Trim screws and glue-y residue |
But I'm not fussed - the sill carpets will go down again in due course.
And when I do that, I also need to fix the carpet to the front face of the fuel tank area, as the pieces overlap one another.
The drivers mat on the front footwell carpet has cracked and split. I got another faded carpet - but with a good mat - from Pallas Auto. I'm planning to cut that mat out and see if my shoe shop can sew it on my carpet - but it's a bit bigger than a shoe! Maybe a carpet shop will do it?
My rear footwell carpet has the old style of two slots for the seatbelt mounting rings to go through.
I'm glad to have been able to clean and salvage that carpet as the reproductions all seem to be the later style of carpet with a 'tunnel' for the wire seatbelt fixings.
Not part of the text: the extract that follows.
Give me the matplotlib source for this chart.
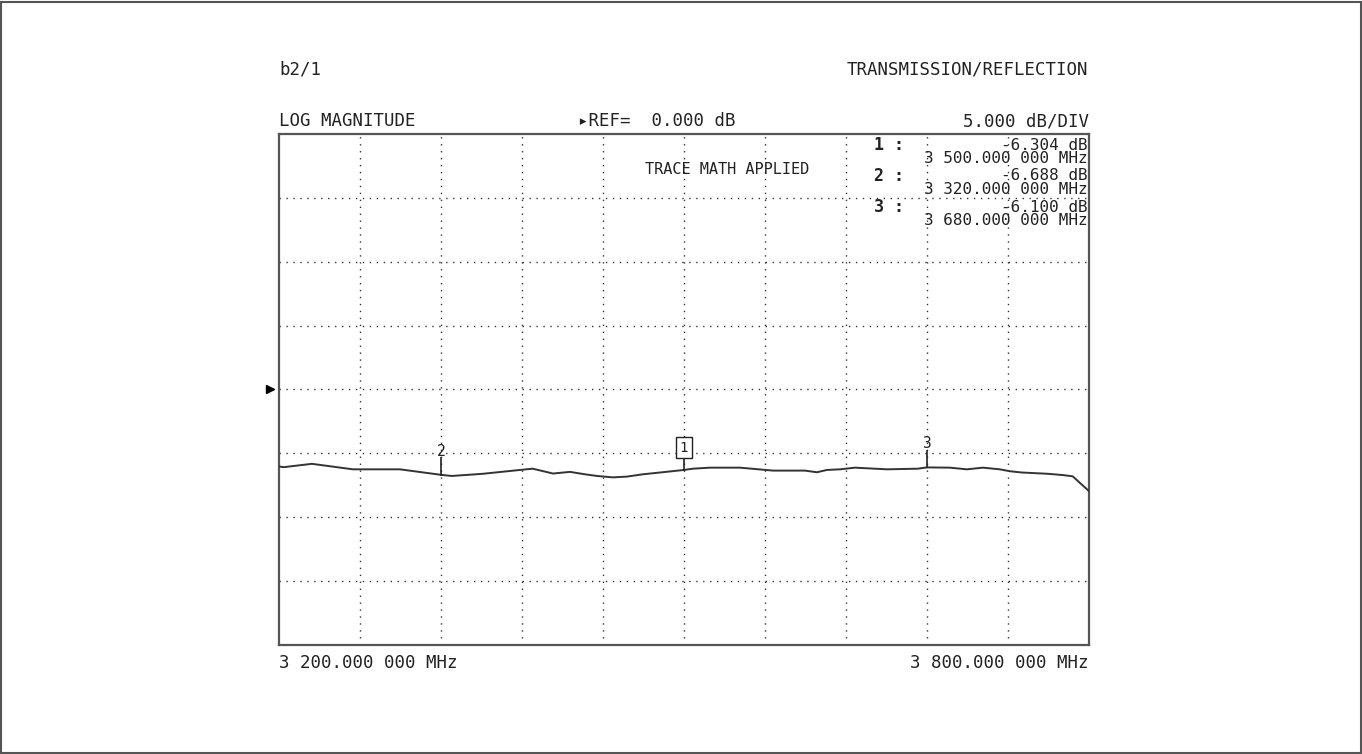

I guess it's easier to sew that than fit metal rimmed slots. I guess it doesn't really matter. That part is hidden away beneath the seat rails and is hardly visible.
What I've always found odd with my type of rear carpet is that - although the other outer bottom ring for my seatbelts is also on the floor (not on the sill) - the carpet makes no allowance for those rings. there is no small cut out. And it's hard to fit a seatbelt once all the carpet is down there.